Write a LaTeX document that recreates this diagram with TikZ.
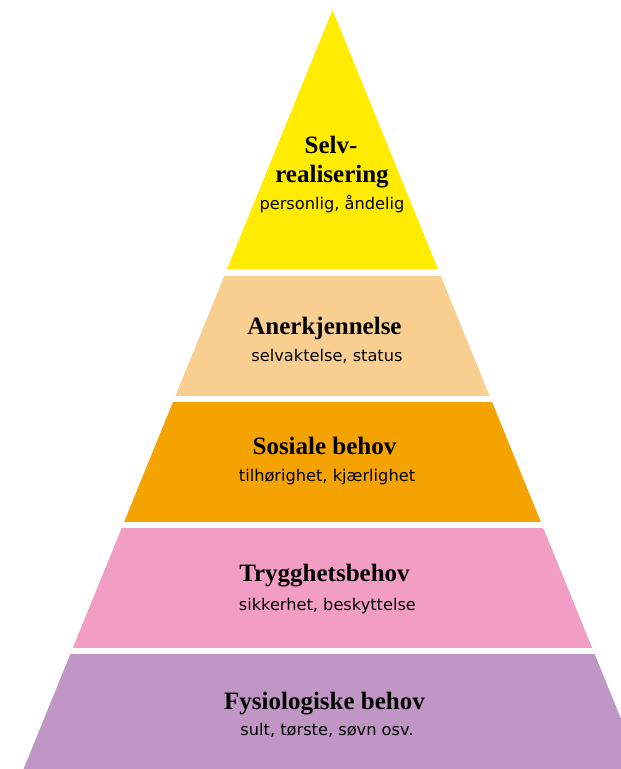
\documentclass[tikz,border=0pt]{standalone}
\usepackage{fontspec}
\setmainfont{Liberation Serif}
\setsansfont{DejaVu Sans}
\definecolor{selvgul}{HTML}{FFEC00}
\definecolor{anerkfarge}{HTML}{F9CF91}
\definecolor{sosialfarge}{HTML}{F5A300}
\definecolor{tryggfarge}{HTML}{F29DC4}
\definecolor{fysiofarge}{HTML}{C096C4}
\tikzset{
  heading/.style={font=\rmfamily\bfseries\fontsize{25}{29}\selectfont, anchor=base, inner sep=0pt},
  subline/.style={font=\sffamily\fontsize{16.2}{19}\selectfont, anchor=base, inner sep=0pt},
}
\begin{document}
\begin{tikzpicture}[x=1pt,y=-1pt]
\useasboundingbox (0,0) rectangle (621,769);
\clip (0,0) rectangle (621,769);
% the bands of the pyramid
\foreach \ytop/\ybot/\col in {10/268/selvgul, 276/395/anerkfarge, 402/521/sosialfarge,
                              528/647/tryggfarge, 654/780/fysiofarge}{
  \begin{scope}
    \clip (0,\ytop) rectangle (621,\ybot);
    \fill[\col] (332.5,10) -- (645.9,780) -- (19.1,780) -- cycle;
  \end{scope}
}
% texts
\node[heading] (selv) at (331,153) {Selv-};
\node[heading] (real) at (332,182) {realisering};
\node[subline] (personlig) at (332,209) {personlig, åndelig};
\node[heading] (anerk) at (324.5,334) {Anerkjennelse};
\node[subline] (selvakt) at (327,361.7) {selvaktelse, status};
\node[heading] (sosial) at (324.5,454) {Sosiale behov};
\node[subline] (tilhor) at (327,481.7) {tilhørighet, kjærlighet};
\node[heading] (trygg) at (324.5,581.7) {Trygghetsbehov};
\node[subline] (sikker) at (327.4,610) {sikkerhet, beskyttelse};
\node[heading] (fysio) at (324.5,709) {Fysiologiske behov};
\node[subline] (sult) at (327,735.7) {sult, tørste, søvn osv.};
\end{tikzpicture}
\end{document}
———
#### What to produce
Omit each picture, then return all of the listing exactly as it stands.

#### Output for this task
Write a LaTeX document that recreates this diagram with TikZ.
\documentclass[tikz,border=0pt]{standalone}
\usepackage{fontspec}
\setmainfont{Liberation Serif}
\setsansfont{DejaVu Sans}
\definecolor{selvgul}{HTML}{FFEC00}
\definecolor{anerkfarge}{HTML}{F9CF91}
\definecolor{sosialfarge}{HTML}{F5A300}
\definecolor{tryggfarge}{HTML}{F29DC4}
\definecolor{fysiofarge}{HTML}{C096C4}
\tikzset{
  heading/.style={font=\rmfamily\bfseries\fontsize{25}{29}\selectfont, anchor=base, inner sep=0pt},
  subline/.style={font=\sffamily\fontsize{16.2}{19}\selectfont, anchor=base, inner sep=0pt},
}
\begin{document}
\begin{tikzpicture}[x=1pt,y=-1pt]
\useasboundingbox (0,0) rectangle (621,769);
\clip (0,0) rectangle (621,769);
% the bands of the pyramid
\foreach \ytop/\ybot/\col in {10/268/selvgul, 276/395/anerkfarge, 402/521/sosialfarge,
                              528/647/tryggfarge, 654/780/fysiofarge}{
  \begin{scope}
    \clip (0,\ytop) rectangle (621,\ybot);
    \fill[\col] (332.5,10) -- (645.9,780) -- (19.1,780) -- cycle;
  \end{scope}
}
% texts
\node[heading] (selv) at (331,153) {Selv-};
\node[heading] (real) at (332,182) {realisering};
\node[subline] (personlig) at (332,209) {personlig, åndelig};
\node[heading] (anerk) at (324.5,334) {Anerkjennelse};
\node[subline] (selvakt) at (327,361.7) {selvaktelse, status};
\node[heading] (sosial) at (324.5,454) {Sosiale behov};
\node[subline] (tilhor) at (327,481.7) {tilhørighet, kjærlighet};
\node[heading] (trygg) at (324.5,581.7) {Trygghetsbehov};
\node[subline] (sikker) at (327.4,610) {sikkerhet, beskyttelse};
\node[heading] (fysio) at (324.5,709) {Fysiologiske behov};
\node[subline] (sult) at (327,735.7) {sult, tørste, søvn osv.};
\end{tikzpicture}
\end{document}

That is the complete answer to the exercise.